The House of Schleswig-Holstein-Sonderburg-Beck (Schleswig-Holstein-Beck or Beck for short) was a line of the Schleswig-Holstein-Sonderburg branch of the House of Oldenburg. It consisted of August Philipp, Duke of Schleswig-Holstein-Sonderburg-Beck (1612–1675) and his male-line descendants. Schleswig-Holstein-Glücksburg, to which several present-day royal houses belong, is a branch of Schleswig-Holstein-Beck.

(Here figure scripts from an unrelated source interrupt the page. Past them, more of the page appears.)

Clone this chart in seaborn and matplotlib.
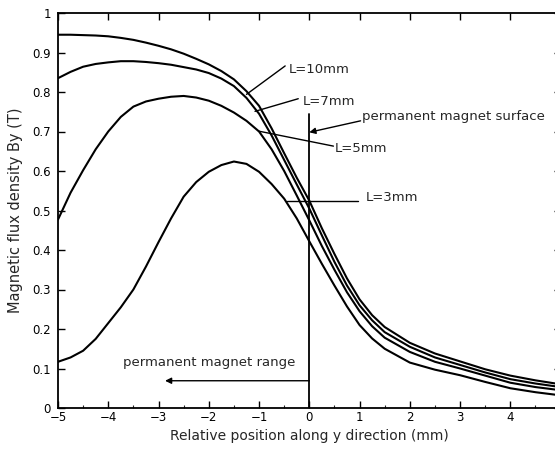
import numpy as np
import pandas as pd
import matplotlib
matplotlib.use("Agg")
import matplotlib.pyplot as plt
import seaborn as sns

# ---- data ----
x_pos = [-5, -4.75, -4.5, -4.25, -4, -3.75, -3.5, -3.25, -3, -2.75, -2.5, -2.25,
         -2, -1.75, -1.5, -1.25, -1, -0.75, -0.5, -0.25, 0, 0.25, 0.5, 0.75,
         1, 1.25, 1.5, 2, 2.5, 3, 3.5, 4, 4.5, 5]
by_L10 = [0.945, 0.945, 0.944, 0.943, 0.941, 0.937, 0.932, 0.925, 0.917, 0.908, 0.897, 0.884,
          0.870, 0.853, 0.832, 0.802, 0.765, 0.708, 0.645, 0.583, 0.525, 0.455, 0.390, 0.328,
          0.275, 0.235, 0.205, 0.165, 0.138, 0.118, 0.098, 0.082, 0.070, 0.060]
by_L7 = [0.835, 0.851, 0.864, 0.871, 0.875, 0.878, 0.878, 0.876, 0.873, 0.869, 0.863, 0.857,
         0.848, 0.834, 0.815, 0.785, 0.745, 0.690, 0.628, 0.566, 0.505, 0.437, 0.370, 0.310,
         0.260, 0.222, 0.192, 0.155, 0.128, 0.109, 0.090, 0.073, 0.062, 0.053]
by_L5 = [0.477, 0.545, 0.602, 0.655, 0.700, 0.737, 0.763, 0.776, 0.783, 0.788, 0.790, 0.786,
         0.778, 0.765, 0.748, 0.727, 0.700, 0.655, 0.600, 0.538, 0.475, 0.410, 0.350, 0.293,
         0.245, 0.207, 0.178, 0.142, 0.117, 0.100, 0.082, 0.064, 0.053, 0.045]
by_L3 = [0.117, 0.128, 0.145, 0.175, 0.215, 0.255, 0.300, 0.358, 0.420, 0.480, 0.535, 0.572,
         0.598, 0.615, 0.624, 0.618, 0.598, 0.567, 0.530, 0.480, 0.422, 0.365, 0.310, 0.257,
         0.210, 0.176, 0.150, 0.115, 0.097, 0.083, 0.066, 0.050, 0.040, 0.032]
series_names = ["L=10mm", "L=7mm", "L=5mm", "L=3mm"]

x_ticks = [-5, -4, -3, -2, -1, 0, 1, 2, 3, 4, 5]
x_ticklabels = ["\u22125", "\u22124", "\u22123", "\u22122", "\u22121", "0", "1", "2", "3", "4", "5"]
y_ticks = [0, 0.1, 0.2, 0.3, 0.4, 0.5, 0.6, 0.7, 0.8, 0.9, 1.0]
y_ticklabels = ["0", "0.1", "0.2", "0.3", "0.4", "0.5", "0.6", "0.7", "0.8", "0.9", "1"]

frames = []
for name, vals in zip(series_names, [by_L10, by_L7, by_L5, by_L3]):
    frames.append(pd.DataFrame({"x": x_pos, "By": vals, "L": name}))
df = pd.concat(frames, ignore_index=True)

sns.set_style("ticks")
plt.rcParams['font.family'] = ['DejaVu Sans']

fig = plt.figure(figsize=(5.55, 4.51), dpi=100)
ax = fig.add_axes([58 / 555, 1 - 408 / 451, 502.6 / 555, 395 / 451])

sns.lineplot(data=df, x="x", y="By", hue="L", palette=["black"] * 4,
             legend=False, ax=ax, linewidth=1.5, sort=True)

ax.set_xlim(-5, 5)
ax.set_ylim(0, 1)
ax.set_xticks(x_ticks)
ax.set_xticklabels(x_ticklabels)
ax.set_yticks(y_ticks)
ax.set_yticklabels(y_ticklabels)
ax.set_xticks(np.arange(-5, 5.01, 0.5), minor=True)
for s in ax.spines.values():
    s.set_visible(True)
    s.set_linewidth(1.3)
    s.set_color("black")
ax.tick_params(axis="both", which="major", direction="in", length=5, width=1.0,
               labelsize=8.5, top=True, right=True, pad=2, colors="black")
ax.tick_params(axis="y", which="major", pad=5)
ax.tick_params(axis="x", which="minor", direction="in", length=2.5, width=0.8, top=False)
ax.set_xlabel("Relative position along y direction (mm)", fontsize=10, labelpad=4)
ax.set_ylabel("Magnetic flux density By (T)", fontsize=10.5, labelpad=7)

# surface line at x=0
ax.plot([0, 0], [0, 0.744], color="black", lw=1.3)

fs = 9.5
# L=10mm
ax.plot([-1.25, -0.48], [0.794, 0.866], color="black", lw=1.0)
ax.text(-0.40, 0.858, "L=10mm", fontsize=fs, va="center", ha="left")
# L=7mm
ax.plot([-1.08, -0.22], [0.751, 0.783], color="black", lw=1.0)
ax.text(-0.14, 0.776, "L=7mm", fontsize=fs, va="center", ha="left")
# permanent magnet surface
ax.annotate("", xy=(0.0, 0.698), xytext=(1.02, 0.727),
            arrowprops=dict(arrowstyle="-|>", color="black", lw=1.0,
                            mutation_scale=9, shrinkA=0, shrinkB=0))
ax.text(1.04, 0.737, "permanent magnet surface", fontsize=fs, va="center", ha="left")
# L=5mm
ax.plot([-1.01, 0.48], [0.701, 0.663], color="black", lw=1.0)
ax.text(0.50, 0.656, "L=5mm", fontsize=fs, va="center", ha="left")
# L=3mm
ax.plot([-0.45, 0.97], [0.525, 0.525], color="black", lw=1.0)
ax.text(1.13, 0.534, "L=3mm", fontsize=fs, va="center", ha="left")
# permanent magnet range
ax.annotate("", xy=(-2.87, 0.069), xytext=(0.0, 0.069),
            arrowprops=dict(arrowstyle="-|>", color="black", lw=1.0,
                            mutation_scale=9, shrinkA=0, shrinkB=0))
ax.text(-3.71, 0.114, "permanent magnet range", fontsize=fs, va="center", ha="left")

fig.savefig("out.png", dpi=100)
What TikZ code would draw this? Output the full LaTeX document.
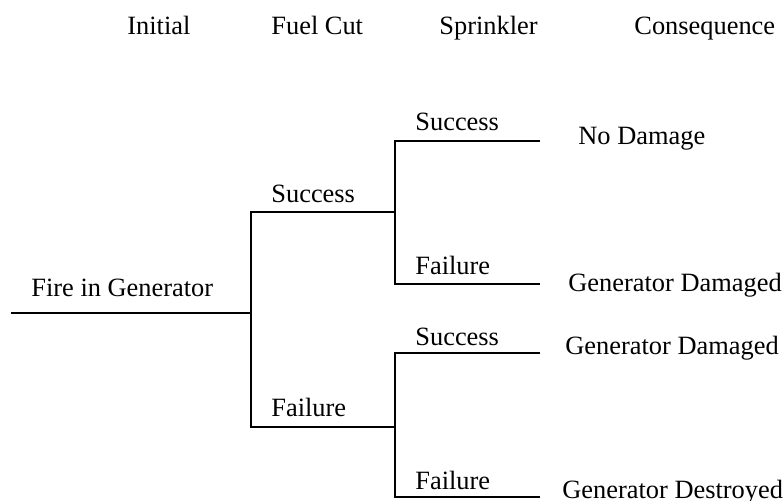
\documentclass[tikz,border=0pt]{standalone}
\usepackage{fontspec}
\setmainfont{Liberation Serif}
\begin{document}
\begin{tikzpicture}[x=0.5pt, y=-0.5pt,
  branch/.style={line width=1pt, line join=miter},
  lbl/.style={anchor=base west, inner sep=0pt, font=\fontsize{13.2}{15}\selectfont}]
\useasboundingbox (0,0) rectangle (784,501);

% column headings
\node[lbl] (hInit)  at (127,35) {Initial};
\node[lbl] (hFuel)  at (271,35) {Fuel Cut};
\node[lbl] (hSpr)   at (439,35) {Sprinkler};
\node[lbl] (hCons)  at (634,35) {Consequence};

% tree junctions and branch ends
\coordinate (start) at (11,313);
\coordinate (j0)    at (251,313);
\coordinate (fcS)   at (251,212);
\coordinate (fcF)   at (251,427);
\coordinate (j1)    at (395,212);
\coordinate (j2)    at (395,427);
\coordinate (s1S)   at (395,141);
\coordinate (s1F)   at (395,284);
\coordinate (s2S)   at (395,353);
\coordinate (s2F)   at (395,497);
\coordinate (e1)    at (540,141);
\coordinate (e2)    at (540,284);
\coordinate (e3)    at (540,353);
\coordinate (e4)    at (540,497);

% branches
\draw[branch] (start) -- (j0);
\draw[branch] (j1) -- (fcS) -- (fcF) -- (j2);
\draw[branch] (e1) -- (s1S) -- (s1F) -- (e2);
\draw[branch] (e3) -- (s2S) -- (s2F) -- (e4);

% branch labels
\node[lbl] (init)  at (31,297)  {Fire in Generator};
\node[lbl] (fcSl)  at (271,203) {Success};
\node[lbl] (fcFl)  at (271,417) {Failure};
\node[lbl] (s1Sl)  at (415,131) {Success};
\node[lbl] (s1Fl)  at (415,275) {Failure};
\node[lbl] (s2Sl)  at (415,346) {Success};
\node[lbl] (s2Fl)  at (415,490) {Failure};

% consequences
\node[lbl] (c1) at (578,145) {No Damage};
\node[lbl] (c2) at (568,292) {Generator Damaged};
\node[lbl] (c3) at (565,355) {Generator Damaged};
\node[lbl] (c4) at (562,499) {Generator Destroyed};
\end{tikzpicture}
\end{document}
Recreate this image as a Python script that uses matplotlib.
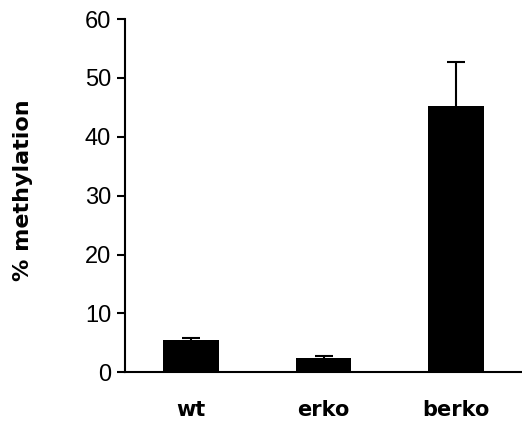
import numpy as np
import matplotlib
matplotlib.use('Agg')
import matplotlib.pyplot as plt

# data
groups = ['wt', 'erko', 'berko']
methylation = [5.4, 2.4, 45.3]
methylation_err = [0.5, 0.3, 7.4]

plt.rcParams['font.family'] = ['Liberation Sans', 'DejaVu Sans']

fig = plt.figure(figsize=(5.22, 4.23), dpi=100)
ax = fig.add_axes([0.2395, 0.12, 0.7605, 0.835])

x = np.arange(len(groups))
ax.bar(x, methylation, width=0.42, color='black', zorder=2)
eb = ax.errorbar(x, methylation, yerr=[np.zeros(len(groups)), methylation_err],
                 fmt='none', ecolor='black', elinewidth=1.5, capsize=6.8,
                 capthick=1.5, zorder=1)
# only the upper cap is drawn in the original
eb[1][0].remove()

ax.set_xlim(-0.5, 2.5)
ax.set_ylim(0, 60)
ax.set_yticks(range(0, 61, 10))
ax.set_xticks(x)
ax.set_xticklabels(groups, fontsize=15, fontweight='bold', family='DejaVu Sans')
ax.tick_params(axis='x', length=0, pad=20)
ax.tick_params(axis='y', length=6, width=1.5, direction='out', labelsize=17, pad=4)

for side in ['top', 'right']:
    ax.spines[side].set_visible(False)
for side in ['left', 'bottom']:
    ax.spines[side].set_linewidth(1.5)

ax.set_ylabel('% methylation', fontsize=16, fontweight='bold', family='DejaVu Sans')
ax.yaxis.set_label_coords(-0.232, 0.516)

fig.savefig('out.png', dpi=100)
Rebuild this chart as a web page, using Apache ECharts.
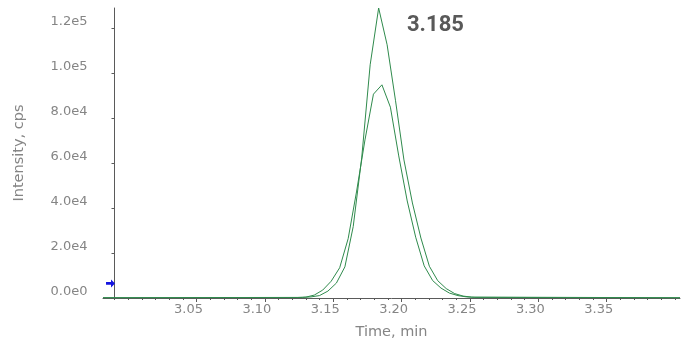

The members of the line were titular dukes of Schleswig and Holstein, and they were originally not ruling. The line is named after Beck, a manor in Ulenburg, Bishopric of Minden (today Löhne, North Rhine Westphalia). August Philipp bought this manor from the Count of Oldenburg, and he made it his residence.

Family tree of the Dukes of Schleswig-Holstein-Sonderburg-Beck (tenure as duke is shown in brackets):

 August Philipp, Duke of Schleswig-Holstein-Sonderburg-Beck (1627–75),
August, Duke of Schleswig-Holstein-Sonderburg-Beck (1675–89),
 Frederick William I, Duke of Schleswig-Holstein-Sonderburg-Beck (1689–1719),
 Frederick Louis, Duke of Schleswig-Holstein-Sonderburg-Beck (1719–28),
Frederick William II, Duke of Schleswig-Holstein-Sonderburg-Beck (1728–49),
 Frederick William III, Duke of Schleswig-Holstein-Sonderburg-Beck (1749–57),
 Charles Louis, Duke of Schleswig-Holstein-Sonderburg-Beck (1757–74), 
 Peter August, Duke of Schleswig-Holstein-Sonderburg-Beck (1774–75),
Prince Karl Anton August of Schleswig-Holstein-Sonderburg-Beck,
Friedrich Karl Ludwig, Duke of Schleswig-Holstein-Sonderburg-Beck (1775–1816),
 Friedrich Wilhelm, Duke of Schleswig-Holstein-Sonderburg-Glücksburg (1816–25), founder of the Schleswig-Holstein-Glücksburg line in 1825.